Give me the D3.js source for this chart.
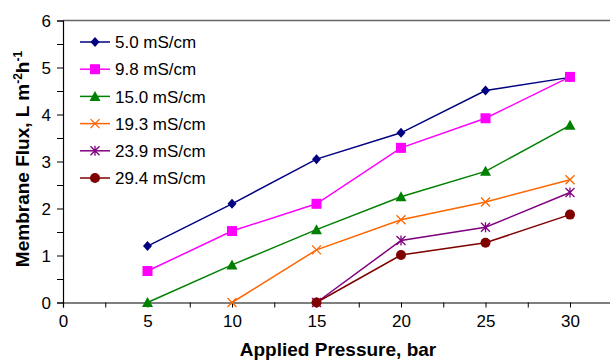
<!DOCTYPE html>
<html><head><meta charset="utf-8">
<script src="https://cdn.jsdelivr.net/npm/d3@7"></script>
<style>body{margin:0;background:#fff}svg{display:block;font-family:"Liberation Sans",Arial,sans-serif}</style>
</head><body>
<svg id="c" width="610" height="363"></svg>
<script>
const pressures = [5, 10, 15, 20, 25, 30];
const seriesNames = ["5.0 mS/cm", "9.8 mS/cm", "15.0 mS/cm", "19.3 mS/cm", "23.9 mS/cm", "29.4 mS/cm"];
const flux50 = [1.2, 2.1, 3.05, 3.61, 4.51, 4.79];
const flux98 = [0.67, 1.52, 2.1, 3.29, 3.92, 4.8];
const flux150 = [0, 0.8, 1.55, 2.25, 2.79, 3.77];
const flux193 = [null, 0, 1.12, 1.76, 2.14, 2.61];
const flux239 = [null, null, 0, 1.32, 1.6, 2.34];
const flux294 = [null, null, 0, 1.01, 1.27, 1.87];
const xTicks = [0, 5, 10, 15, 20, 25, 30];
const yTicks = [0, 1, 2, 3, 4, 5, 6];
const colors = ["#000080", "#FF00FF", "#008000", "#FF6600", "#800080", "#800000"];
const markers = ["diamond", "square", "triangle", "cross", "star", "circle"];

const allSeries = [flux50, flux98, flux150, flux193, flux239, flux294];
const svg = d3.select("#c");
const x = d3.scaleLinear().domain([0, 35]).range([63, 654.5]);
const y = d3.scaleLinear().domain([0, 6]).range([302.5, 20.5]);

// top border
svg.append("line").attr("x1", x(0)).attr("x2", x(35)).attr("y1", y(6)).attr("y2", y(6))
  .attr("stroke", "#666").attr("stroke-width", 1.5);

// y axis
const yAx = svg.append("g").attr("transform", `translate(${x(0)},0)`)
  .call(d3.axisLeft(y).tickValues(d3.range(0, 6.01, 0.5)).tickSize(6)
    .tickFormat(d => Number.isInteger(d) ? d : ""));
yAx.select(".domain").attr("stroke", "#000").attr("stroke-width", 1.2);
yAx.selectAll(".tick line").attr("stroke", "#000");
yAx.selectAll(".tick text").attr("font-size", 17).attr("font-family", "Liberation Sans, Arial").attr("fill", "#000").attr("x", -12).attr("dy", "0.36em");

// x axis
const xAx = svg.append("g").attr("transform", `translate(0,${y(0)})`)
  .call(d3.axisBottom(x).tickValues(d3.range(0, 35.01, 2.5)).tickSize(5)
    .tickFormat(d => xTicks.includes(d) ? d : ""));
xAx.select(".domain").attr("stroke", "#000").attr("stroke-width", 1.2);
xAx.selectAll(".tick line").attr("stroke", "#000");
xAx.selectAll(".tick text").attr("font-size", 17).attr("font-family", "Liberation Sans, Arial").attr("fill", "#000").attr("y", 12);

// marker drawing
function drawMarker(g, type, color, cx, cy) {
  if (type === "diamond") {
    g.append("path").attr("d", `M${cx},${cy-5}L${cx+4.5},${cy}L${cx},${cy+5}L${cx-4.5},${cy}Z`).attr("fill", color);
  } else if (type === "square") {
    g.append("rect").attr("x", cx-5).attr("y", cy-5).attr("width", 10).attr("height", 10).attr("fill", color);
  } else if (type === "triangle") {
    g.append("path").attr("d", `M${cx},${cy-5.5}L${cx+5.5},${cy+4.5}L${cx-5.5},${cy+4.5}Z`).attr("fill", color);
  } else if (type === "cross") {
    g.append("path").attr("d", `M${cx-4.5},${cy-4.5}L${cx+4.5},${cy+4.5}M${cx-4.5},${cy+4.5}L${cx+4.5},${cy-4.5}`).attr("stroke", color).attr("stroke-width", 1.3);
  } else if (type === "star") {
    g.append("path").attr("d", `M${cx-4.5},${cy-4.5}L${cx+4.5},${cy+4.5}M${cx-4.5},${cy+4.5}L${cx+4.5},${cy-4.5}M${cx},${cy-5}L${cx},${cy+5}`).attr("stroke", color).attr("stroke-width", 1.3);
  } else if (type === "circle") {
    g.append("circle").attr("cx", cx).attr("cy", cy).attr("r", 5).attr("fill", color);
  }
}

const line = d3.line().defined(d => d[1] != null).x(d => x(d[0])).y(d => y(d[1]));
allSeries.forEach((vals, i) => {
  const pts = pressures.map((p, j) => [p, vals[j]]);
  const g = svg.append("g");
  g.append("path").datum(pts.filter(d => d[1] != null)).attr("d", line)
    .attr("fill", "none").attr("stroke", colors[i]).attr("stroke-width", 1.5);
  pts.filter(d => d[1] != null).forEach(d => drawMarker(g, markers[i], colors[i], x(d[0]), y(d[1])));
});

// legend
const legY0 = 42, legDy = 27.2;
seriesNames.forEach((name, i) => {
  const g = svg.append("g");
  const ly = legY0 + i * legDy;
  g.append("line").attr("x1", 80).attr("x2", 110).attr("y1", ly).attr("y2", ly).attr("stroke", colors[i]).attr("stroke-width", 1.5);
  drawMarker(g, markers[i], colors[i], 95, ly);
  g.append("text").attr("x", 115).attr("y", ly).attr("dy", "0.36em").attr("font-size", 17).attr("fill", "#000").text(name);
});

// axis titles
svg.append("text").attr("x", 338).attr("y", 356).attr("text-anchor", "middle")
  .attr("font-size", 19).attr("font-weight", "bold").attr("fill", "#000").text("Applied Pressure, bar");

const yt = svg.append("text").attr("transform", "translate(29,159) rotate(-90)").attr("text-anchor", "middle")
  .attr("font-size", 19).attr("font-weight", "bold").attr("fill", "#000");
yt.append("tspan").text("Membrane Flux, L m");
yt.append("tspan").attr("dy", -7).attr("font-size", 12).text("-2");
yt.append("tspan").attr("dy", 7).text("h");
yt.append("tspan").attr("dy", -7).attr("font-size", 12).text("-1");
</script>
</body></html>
■ ■ ■
TASK STATEMENT
Without the pictures, transcribe the listing above exactly.

OUTPUT OF THE EXERCISE
Give me the D3.js source for this chart.
<!DOCTYPE html>
<html><head><meta charset="utf-8">
<script src="https://cdn.jsdelivr.net/npm/d3@7"></script>
<style>body{margin:0;background:#fff}svg{display:block;font-family:"Liberation Sans",Arial,sans-serif}</style>
</head><body>
<svg id="c" width="610" height="363"></svg>
<script>
const pressures = [5, 10, 15, 20, 25, 30];
const seriesNames = ["5.0 mS/cm", "9.8 mS/cm", "15.0 mS/cm", "19.3 mS/cm", "23.9 mS/cm", "29.4 mS/cm"];
const flux50 = [1.2, 2.1, 3.05, 3.61, 4.51, 4.79];
const flux98 = [0.67, 1.52, 2.1, 3.29, 3.92, 4.8];
const flux150 = [0, 0.8, 1.55, 2.25, 2.79, 3.77];
const flux193 = [null, 0, 1.12, 1.76, 2.14, 2.61];
const flux239 = [null, null, 0, 1.32, 1.6, 2.34];
const flux294 = [null, null, 0, 1.01, 1.27, 1.87];
const xTicks = [0, 5, 10, 15, 20, 25, 30];
const yTicks = [0, 1, 2, 3, 4, 5, 6];
const colors = ["#000080", "#FF00FF", "#008000", "#FF6600", "#800080", "#800000"];
const markers = ["diamond", "square", "triangle", "cross", "star", "circle"];

const allSeries = [flux50, flux98, flux150, flux193, flux239, flux294];
const svg = d3.select("#c");
const x = d3.scaleLinear().domain([0, 35]).range([63, 654.5]);
const y = d3.scaleLinear().domain([0, 6]).range([302.5, 20.5]);

// top border
svg.append("line").attr("x1", x(0)).attr("x2", x(35)).attr("y1", y(6)).attr("y2", y(6))
  .attr("stroke", "#666").attr("stroke-width", 1.5);

// y axis
const yAx = svg.append("g").attr("transform", `translate(${x(0)},0)`)
  .call(d3.axisLeft(y).tickValues(d3.range(0, 6.01, 0.5)).tickSize(6)
    .tickFormat(d => Number.isInteger(d) ? d : ""));
yAx.select(".domain").attr("stroke", "#000").attr("stroke-width", 1.2);
yAx.selectAll(".tick line").attr("stroke", "#000");
yAx.selectAll(".tick text").attr("font-size", 17).attr("font-family", "Liberation Sans, Arial").attr("fill", "#000").attr("x", -12).attr("dy", "0.36em");

// x axis
const xAx = svg.append("g").attr("transform", `translate(0,${y(0)})`)
  .call(d3.axisBottom(x).tickValues(d3.range(0, 35.01, 2.5)).tickSize(5)
    .tickFormat(d => xTicks.includes(d) ? d : ""));
xAx.select(".domain").attr("stroke", "#000").attr("stroke-width", 1.2);
xAx.selectAll(".tick line").attr("stroke", "#000");
xAx.selectAll(".tick text").attr("font-size", 17).attr("font-family", "Liberation Sans, Arial").attr("fill", "#000").attr("y", 12);

// marker drawing
function drawMarker(g, type, color, cx, cy) {
  if (type === "diamond") {
    g.append("path").attr("d", `M${cx},${cy-5}L${cx+4.5},${cy}L${cx},${cy+5}L${cx-4.5},${cy}Z`).attr("fill", color);
  } else if (type === "square") {
    g.append("rect").attr("x", cx-5).attr("y", cy-5).attr("width", 10).attr("height", 10).attr("fill", color);
  } else if (type === "triangle") {
    g.append("path").attr("d", `M${cx},${cy-5.5}L${cx+5.5},${cy+4.5}L${cx-5.5},${cy+4.5}Z`).attr("fill", color);
  } else if (type === "cross") {
    g.append("path").attr("d", `M${cx-4.5},${cy-4.5}L${cx+4.5},${cy+4.5}M${cx-4.5},${cy+4.5}L${cx+4.5},${cy-4.5}`).attr("stroke", color).attr("stroke-width", 1.3);
  } else if (type === "star") {
    g.append("path").attr("d", `M${cx-4.5},${cy-4.5}L${cx+4.5},${cy+4.5}M${cx-4.5},${cy+4.5}L${cx+4.5},${cy-4.5}M${cx},${cy-5}L${cx},${cy+5}`).attr("stroke", color).attr("stroke-width", 1.3);
  } else if (type === "circle") {
    g.append("circle").attr("cx", cx).attr("cy", cy).attr("r", 5).attr("fill", color);
  }
}

const line = d3.line().defined(d => d[1] != null).x(d => x(d[0])).y(d => y(d[1]));
allSeries.forEach((vals, i) => {
  const pts = pressures.map((p, j) => [p, vals[j]]);
  const g = svg.append("g");
  g.append("path").datum(pts.filter(d => d[1] != null)).attr("d", line)
    .attr("fill", "none").attr("stroke", colors[i]).attr("stroke-width", 1.5);
  pts.filter(d => d[1] != null).forEach(d => drawMarker(g, markers[i], colors[i], x(d[0]), y(d[1])));
});

// legend
const legY0 = 42, legDy = 27.2;
seriesNames.forEach((name, i) => {
  const g = svg.append("g");
  const ly = legY0 + i * legDy;
  g.append("line").attr("x1", 80).attr("x2", 110).attr("y1", ly).attr("y2", ly).attr("stroke", colors[i]).attr("stroke-width", 1.5);
  drawMarker(g, markers[i], colors[i], 95, ly);
  g.append("text").attr("x", 115).attr("y", ly).attr("dy", "0.36em").attr("font-size", 17).attr("fill", "#000").text(name);
});

// axis titles
svg.append("text").attr("x", 338).attr("y", 356).attr("text-anchor", "middle")
  .attr("font-size", 19).attr("font-weight", "bold").attr("fill", "#000").text("Applied Pressure, bar");

const yt = svg.append("text").attr("transform", "translate(29,159) rotate(-90)").attr("text-anchor", "middle")
  .attr("font-size", 19).attr("font-weight", "bold").attr("fill", "#000");
yt.append("tspan").text("Membrane Flux, L m");
yt.append("tspan").attr("dy", -7).attr("font-size", 12).text("-2");
yt.append("tspan").attr("dy", 7).text("h");
yt.append("tspan").attr("dy", -7).attr("font-size", 12).text("-1");
</script>
</body></html>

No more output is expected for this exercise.